Eric Pauwels introduced the Energy Intranets (NEAT) project, which aims to better predict and utilize flexibility of supply and demand in energy networks. Key points of the presentation included collaboration with Sympower for optimizing electric vehicle charging, modelling network flows considering weather and demand, and the significance of precise price predictions and one-day-ahead simulations.

Machteld van den Broek discussed climate and power system simulations, focusing on ensuring reliability during adverse conditions, using climate simulations and machine learning to predict renewable resource fluctuations, and developing tools for complex energy problems.

George Rouwhorst discussed the challenges of growing energy demand and congestion in distribution networks, emphasizing the importance of data analysis for network visibility, optimizing load management, and addressing privacy issues.

This led to Vincent Campfens' presentation on synthetic data developed by to tackle privacy concerns and advance research, with a focus on application in the electricity sector.
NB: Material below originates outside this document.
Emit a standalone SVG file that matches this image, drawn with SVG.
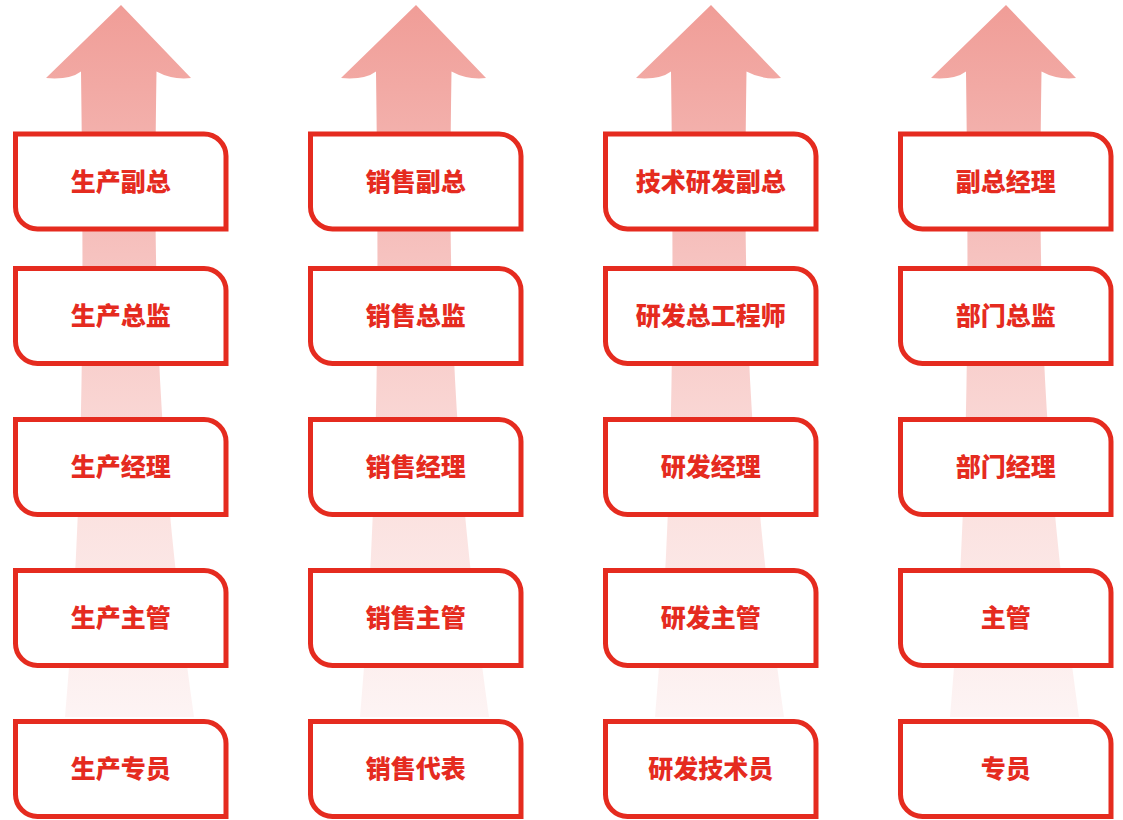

Then, a panel discussion moderated by Neil Yorke-Smith explored various aspects of AI adoption in the energy sector. Key themes included the need for more AI training programs; the challenges of implementing AI in traditional industries; the difficulty of explaining complex AI models to stakeholders; ethical, societal, and legal considerations in AI adoption.

The participants concluded the workshop discussions over drinks, fostering further collaboration and knowledge exchange.